E, para mais detalhes a respeito desse ponto, sugerimos a leitura dos artigos dos professores Fernando Pestana e Aldo Bizzocchi, todos deste ano, disponíveis nas suas páginas do Facebook. CARO LEITOR, já se perguntou por que as pessoas dizem que <<falar português é muito difícil>>?
No entender de Bagno, ainda na página 35, elas afirmam isso <<porque temos de decorar conceitos e fixar regras que não significam nada para nós>>. E acrescenta: <<No dia em que nosso ensino de português se concentrar no uso real, vivo e verdadeiro da língua portuguesa do Brasil é bem provável que ninguém mais continue a repetir essa bobagem>>.
Metodologicamente, o ensino da língua não deve estar divorciado da atmosfera do estudante. E parece-nos que Bagno sabe disso, no entanto, ao justificar que as pessoas dizem que falar português é muito difícil porque têm de decorar regras (gramaticais) que não lhes dizem nada, comete um erro grosseiro.
Para ele, a escola devia ensinar aos estudantes o que eles já sabem, privando-os do direito que todos temos de aprender a norma-padrão. Isto pode ser lido na página 36 do mesmo livro: <<Um caso típico é o da regência verbal. O professor pode mandar o aluno copiar quinhentas mil vezes a frase: Assisti ao filme.
Quando esse mesmo aluno puser o pé fora da sala de aula, ele vai dizer ao colega: Ainda não assisti o filme do Zorro! Porque a gramática brasileira não sente a necessidade daquela preposição a […]! É um esforço árduo e inútil, um verdadeiro trabalho de Sísifo, tentar impor uma regra que não encontra justificativa na gramática intuitiva do falante>>.
O que Bagno sugere aqui é incoerente e, além disso, vai contra a ciência, mais especificamente a Linguística Educacional, uma das áreas da Linguística <<que, como se sabe, é a favor da norma-padrão>> (Adriano, 2015).
Ademais, se a escola ensinar o que já se fala (assistir o filme do Zorro, por exemplo), como é que as pessoas conhecerão as demais manifestações discursivas ou desenvolverão competência comunicativa?!
Assim, a norma-padrão, aquela que a escola ensina, tal como as outras normas, é fundamental para que os estudantes se tornem <<poliglotas dentro da própria língua>>, como sugere o renomado professor Bechara.
Por outro lado, o facto de os estudantes não utilizarem, fora da sala de aula, a regência <<assistir a>> não significa que a escola tenha de parar de ensinar a norma gramatical, até porque ninguém fala da mesma forma em todos os momentos.

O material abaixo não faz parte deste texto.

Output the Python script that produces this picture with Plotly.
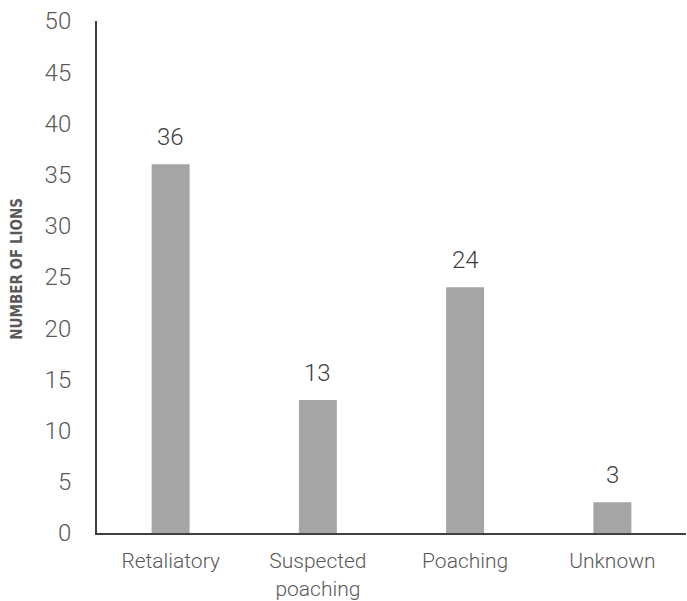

Para muitos casos, reconhecemos a necessidade de se actualizar vários conceitos da gramática, mas isso não anula a sua pertinência (principalmente em contextos monitorados de escrita) e não nos dá o direito de bater o martelo com afirmações radicais que muitas vezes Bagno faz sobre a norma ensinada nas escolas.
Aliás, ele mesmo se serve dessa norma em vários momentos, particularmente na redacção de seus textos/livros. Portanto, apresentar discursos que desincentivam a aprendizagem de regras que nós mesmos utilizamos, sobretudo em contextos formais de comunicação e ainda mais na escrita culta, é, no mínimo, contraditório.

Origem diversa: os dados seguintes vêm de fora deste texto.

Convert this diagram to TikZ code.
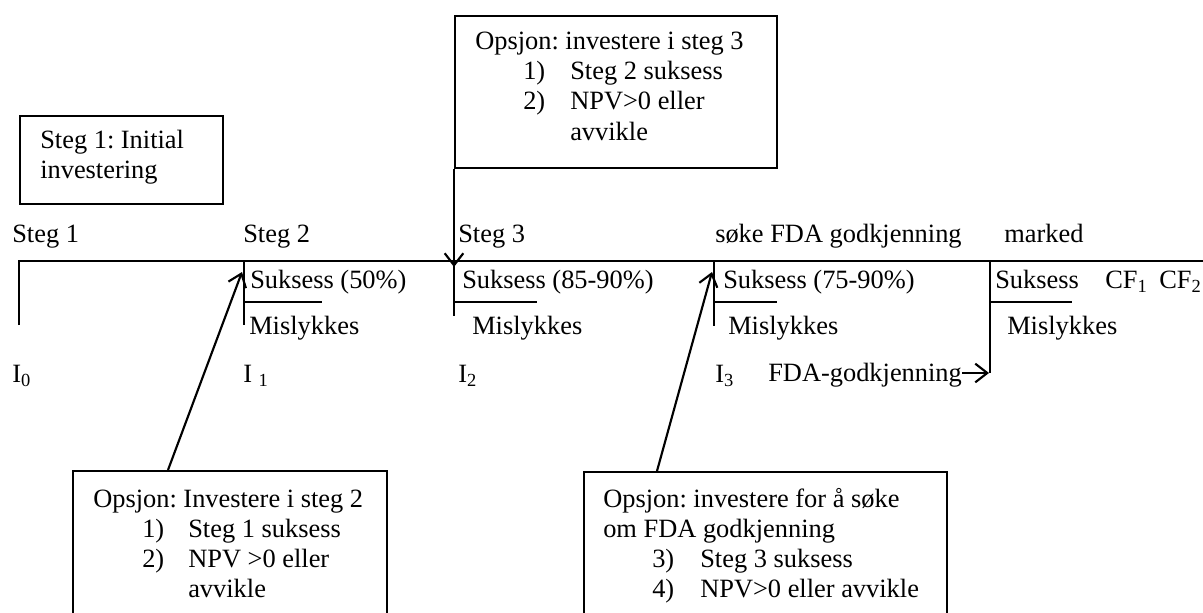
\documentclass[tikz,border=0pt]{standalone}
\usepackage{fontspec}
\setmainfont{Liberation Serif}
\usetikzlibrary{arrows.meta}
\begin{document}
\frenchspacing
\begin{tikzpicture}[x=0.75pt,y=-0.75pt,
  txt/.style={anchor=base west, inner sep=0pt, font=\fontsize{19.8}{22.5}\selectfont},
  boxst/.style={draw, line width=1.5pt, anchor=north west, inner sep=0pt},
  ln/.style={line width=1.6pt},
  arr/.style={line width=1.6pt, -{Straight Barb[length=9pt,width=14pt]}}]
\clip (0,0) rectangle (1203,613);
% boxes
\node[boxst, minimum width=152.25pt, minimum height=66pt] (b1) at (19,115) {};
\node[boxst, minimum width=241.5pt, minimum height=114pt] (btop) at (454,15) {};
\node[boxst, minimum width=235.5pt, minimum height=142.5pt] (bl) at (72,470) {};
\node[boxst, minimum width=272.25pt, minimum height=142.5pt] (br) at (583,471) {};
% box texts
\node[txt] (b1a) at (40,149) {Steg 1: Initial};
\node[txt] (b1b) at (40,179) {investering};
\node[txt] (bt0) at (475,50) {Opsjon: investere i steg 3};
\node[txt] (bt1n) at (523,80) {1)};
\node[txt] (bt1) at (570,80) {Steg 2 suksess};
\node[txt] (bt2n) at (523,110) {2)};
\node[txt] (bt2) at (570,110) {NPV>0 eller};
\node[txt] (bt3) at (570,141) {avvikle};
\node[txt] (bl0) at (93,507) {Opsjon: Investere i steg 2};
\node[txt] (bl1n) at (142,537) {1)};
\node[txt] (bl1) at (188,537) {Steg 1 suksess};
\node[txt] (bl2n) at (142,567) {2)};
\node[txt] (bl2) at (188,567) {NPV >0 eller};
\node[txt] (bl3) at (188,597) {avvikle};
\node[txt] (br0) at (603,507) {Opsjon: investere for å søke};
\node[txt] (br1) at (603,537) {om FDA godkjenning};
\node[txt] (br2n) at (652,567) {3)};
\node[txt] (br2) at (700,567) {Steg 3 suksess};
\node[txt] (br3n) at (652,597) {4)};
\node[txt] (br3) at (700,597) {NPV>0 eller avvikle};
% timeline labels
\node[txt] (s1) at (12,243) {Steg 1};
\node[txt] (s2) at (243,243) {Steg 2};
\node[txt] (s3) at (458,243) {Steg 3};
\node[txt] (s4) at (715,243) {søke FDA godkjenning};
\node[txt] (s5) at (1004,243) {marked};
\node[txt] (k1) at (250,288) {Suksess (50\%)};
\node[txt] (k2) at (462,288) {Suksess (85-90\%)};
\node[txt] (k3) at (723,288) {Suksess (75-90\%)};
\node[txt] (k4) at (995,288) {Suksess};
\node[txt] (cf1) at (1105,288) {CF\textsubscript{1}};
\node[txt] (cf2) at (1159,288) {CF\textsubscript{2}};
\node[txt] (m1) at (249,334) {Mislykkes};
\node[txt] (m2) at (472,334) {Mislykkes};
\node[txt] (m3) at (728,334) {Mislykkes};
\node[txt] (m4) at (1007,334) {Mislykkes};
\node[txt] (i0) at (12,382) {I\textsubscript{0}};
\node[txt] (i1) at (243,382) {I \textsubscript{1}};
\node[txt] (i2) at (458,382) {I\textsubscript{2}};
\node[txt] (i3) at (715,382) {I\textsubscript{3}};
\node[txt] (fda) at (768,381) {FDA-godkjenning};
% timeline coordinates
\coordinate (p0) at (19,261);
\coordinate (pend) at (1203,261);
\coordinate (q0) at (19,325);
\coordinate (p1) at (244,261); \coordinate (q1) at (244,325);
\coordinate (r1) at (244,302); \coordinate (e1) at (322,302);
\coordinate (p2) at (454,261); \coordinate (q2) at (454,316);
\coordinate (r2) at (454,302); \coordinate (e2) at (537,302);
\coordinate (p3) at (714,261); \coordinate (q3) at (714,326);
\coordinate (r3) at (714,302); \coordinate (e3) at (777,302);
\coordinate (p4) at (990,261); \coordinate (q4) at (990,373);
\coordinate (r4) at (990,302); \coordinate (e4) at (1072,302);
% lines
\draw[ln] (q0) -- (p0) -- (pend);
\draw[ln] (p1) -- (q1); \draw[ln] (r1) -- (e1);
\draw[ln] (p2) -- (q2); \draw[ln] (r2) -- (e2);
\draw[ln] (p3) -- (q3); \draw[ln] (r3) -- (e3);
\draw[ln] (p4) -- (q4); \draw[ln] (r4) -- (e4);
% arrows
\coordinate (a1s) at (168,470); \coordinate (a1e) at (242,272);
\draw[arr] (a1s) -- (a1e);
\coordinate (a2e) at (454,267);
\draw[arr] (btop.south west) -- (a2e);
\coordinate (a3s) at (657,471); \coordinate (a3e) at (712,272);
\draw[arr] (a3s) -- (a3e);
\coordinate (a4s) at (962,373); \coordinate (a4e) at (989,373);
\draw[arr] (a4s) -- (a4e);
\end{tikzpicture}
\end{document}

Afinal, Bagno fala de um jeito, mas escreve de outro. Logo, se quisermos ser intelectualmente honestos, teremos de reconhecer que cada modalidade de uso da língua corresponde a um registo diferente.
O professor de português deve desenvolver competências nos seus estudantes, mostrandolhes os diferentes usos linguísticos, e isso inclui o ensino da norma gramatical (norma-padrão).

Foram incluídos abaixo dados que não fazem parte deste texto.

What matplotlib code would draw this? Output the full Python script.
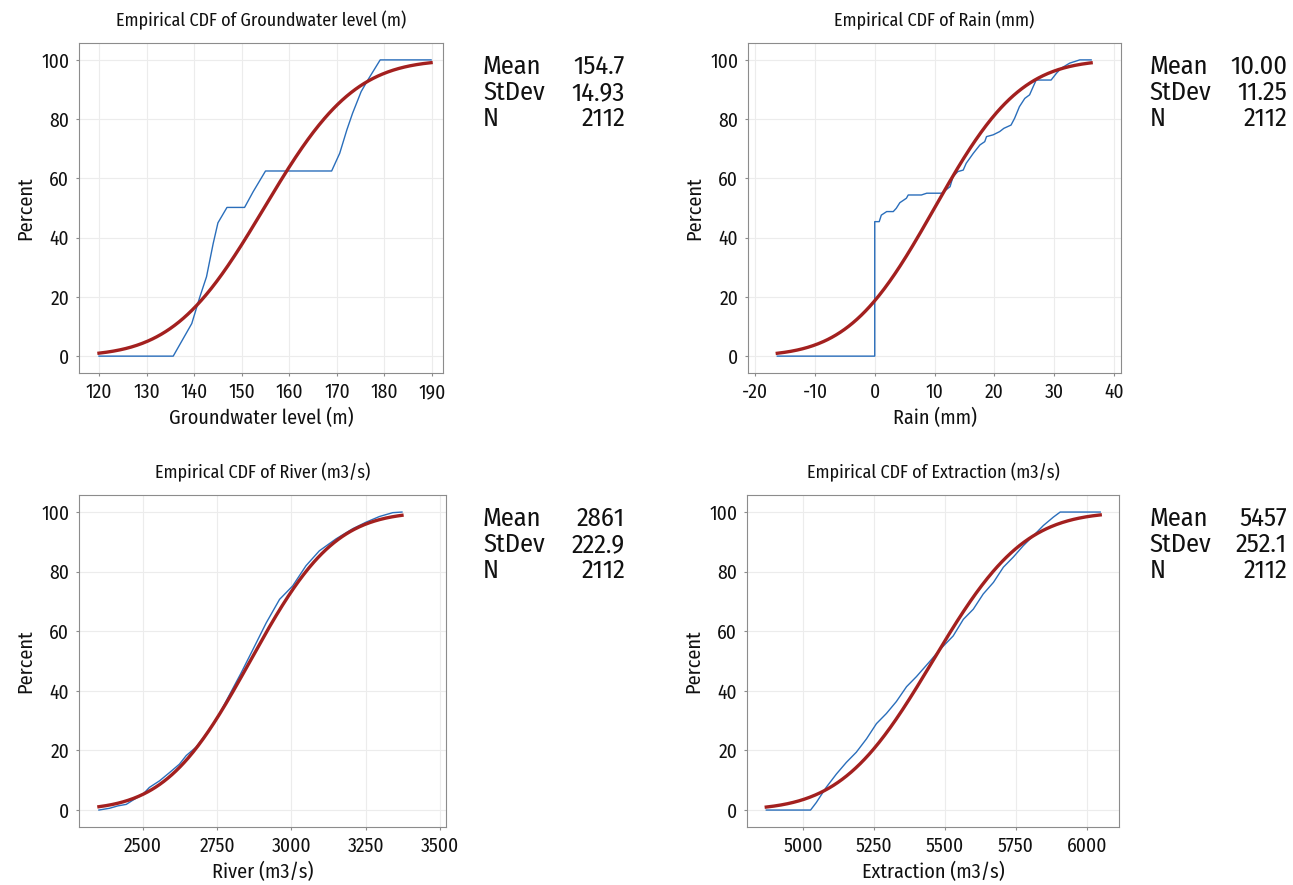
import numpy as np
import matplotlib
matplotlib.use("Agg")
import matplotlib.pyplot as plt
from math import erf, sqrt

plt.rcParams['font.family'] = ['Fira Sans Condensed', 'IBM Plex Sans Condensed', 'Open Sans', 'DejaVu Sans']
plt.rcParams['axes.unicode_minus'] = False

# empirical CDF breakpoints (value, percent)
gw_x = [120, 135.6, 139.5, 141.2, 142.6, 144, 145, 146.9, 150.6, 152.4, 155, 168.9,
        170.6, 172.1, 173.3, 175.1, 176.5, 179.1, 189.8]
gw_y = [0, 0, 11, 20, 26.8, 38, 45, 50.2, 50.2, 55.5, 62.5, 62.5,
        68.5, 76.4, 82, 89.3, 93.2, 100, 100]

rain_x = [-16.3, 0, 0, 0.75, 1.1, 2, 3.1, 3.6, 4.2, 5.3, 5.6, 7.8, 8.7, 11.2, 12.6, 13.1,
          13.9, 14.8, 15.3, 16.5, 17.6, 18.4, 18.7, 19.8, 20.9, 21.6, 22.8, 23.4, 24.2,
          25.1, 25.9, 27, 29.5, 30.4, 31.2, 32.6, 34.3, 36.2]
rain_y = [0, 0, 45.4, 45.4, 47.6, 48.8, 48.8, 49.9, 51.8, 53.3, 54.4, 54.4, 55, 55, 57.2, 60.6,
          62.3, 62.8, 65.1, 68.5, 71.3, 72.4, 74.1, 74.7, 75.8, 76.9, 78, 80.3, 84.2,
          87, 88.2, 93.2, 93.2, 95.5, 97.2, 98.9, 100, 100]

river_x = [2352, 2388, 2416, 2444, 2466, 2500, 2522, 2556, 2590, 2623, 2646, 2679, 2713,
           2746, 2791, 2830, 2870, 2915, 2960, 3004, 3049, 3094, 3150, 3206, 3251, 3296,
           3341, 3372]
river_y = [0, 0.6, 1.4, 1.9, 3.3, 5.3, 7.6, 9.8, 12.6, 15.4, 18.3, 21.1, 25.6,
           30.1, 38.6, 45.9, 53.8, 62.8, 70.7, 75.2, 82, 87, 91, 94.4, 96.6, 98.5,
           99.8, 100]

ext_x = [4871, 5027, 5047, 5082, 5118, 5153, 5188, 5224, 5259, 5294, 5329, 5365, 5400,
         5447, 5482, 5529, 5565, 5600, 5635, 5671, 5706, 5741, 5776, 5812, 5847, 5882,
         5906, 6047]
ext_y = [0, 0, 2.5, 7.6, 12.1, 16, 19.4, 23.9, 29, 32.4, 36.4, 41.4, 44.8,
         49.9, 53.8, 58.4, 64, 67.4, 72.5, 76.4, 81.5, 84.9, 88.7, 92.1, 95.5, 98.3,
         100, 100]

names = ["Groundwater level (m)", "Rain (mm)", "River (m3/s)", "Extraction (m3/s)"]
means = [154.7, 10.00, 2861, 5457]
stdevs = [14.93, 11.25, 222.9, 252.1]
mean_txt = ["154.7", "10.00", "2861", "5457"]
sd_txt = ["14.93", "11.25", "222.9", "252.1"]
n_obs = [2112, 2112, 2112, 2112]

xs = [gw_x, rain_x, river_x, ext_x]
ys = [gw_y, rain_y, river_y, ext_y]
xlims = [(115.8, 192.3), (-21.2, 41.2), (2285, 3520), (4803, 6113)]
xticks = [np.arange(120, 191, 10), np.arange(-20, 41, 10),
          np.arange(2500, 3501, 250), np.arange(5000, 6001, 250)]

# axes boxes in figure fractions
boxes = [[0.0611, 0.5785, 0.2815, 0.3729],
         [0.5785, 0.5785, 0.2885, 0.3729],
         [0.0611, 0.0655, 0.2838, 0.3751],
         [0.5777, 0.0655, 0.2877, 0.3751]]
stat_pos = [(0.3735, 0.4834, 0.925), (0.889, 0.9955, 0.925),
            (0.3735, 0.4834, 0.4144), (0.889, 0.9955, 0.4144)]

fig = plt.figure(figsize=(12.93, 8.85), dpi=100)

for i in range(4):
    ax = fig.add_axes(boxes[i])
    x = np.array(xs[i])
    ax.plot(x, ys[i], color='#2a6ebb', lw=1.0, zorder=3)
    # fitted normal curve over data range
    xx = np.linspace(x.min(), x.max(), 300)
    cdf = [50 * (1 + erf((v - means[i]) / (stdevs[i] * sqrt(2)))) for v in xx]
    ax.plot(xx, cdf, color='#a3201f', lw=2.4, zorder=4)

    ax.set_xlim(*xlims[i])
    ax.set_ylim(-5.7, 105.7)
    ax.set_xticks(xticks[i])
    ax.set_yticks(np.arange(0, 101, 20))
    ax.grid(True, color='#ececec', lw=0.8)
    ax.set_axisbelow(True)
    for s in ax.spines.values():
        s.set_color('#8c8c8c')
    ax.tick_params(labelsize=14, colors='#8c8c8c', labelcolor='#111111', length=2, pad=5)
    ax.set_xlabel(names[i], fontsize=14.5, color='#111111', labelpad=4)
    ax.set_ylabel("Percent", fontsize=14.5, color='#111111', labelpad=4)
    ax.set_title("Empirical CDF of " + names[i], fontsize=13, color='#111111', pad=12)

    lx, rx, ty = stat_pos[i]
    rows = [("Mean", mean_txt[i]), ("StDev", sd_txt[i]), ("N", str(n_obs[i]))]
    for k, (lab, val) in enumerate(rows):
        yk = ty - k * 0.0298
        fig.text(lx, yk, lab, fontsize=19, ha='left', va='center', color='#111111')
        fig.text(rx, yk, val, fontsize=19, ha='right', va='center', color='#111111')

fig.savefig("out.png", dpi=100, facecolor='white')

Além do mais, deixar de ensinar o que quer seja só porque as pessoas dizem ser difícil não é o caminho certo a se seguir e não é isso que orienta as metodologias.
Muitos dizem, a título exemplificativo, que Matemática é difícil, que conduzir carro (seja de que tipo for) é difícil, que tocar piano é difícil, todavia, as evidências ditam que, com esforço e metodologias certas, é possível aprender tudo (salvo em casos de problemas cognitivos ou outros), prova disso é que o mundo conheceu (e conhece) homens como Pitágoras de Samos, Lewis Hamilton e Ludwig van Beethoven.
As metodologias que o professor usará na sala de aula determinarão o aprendizado dos estudantes, e não a desistência.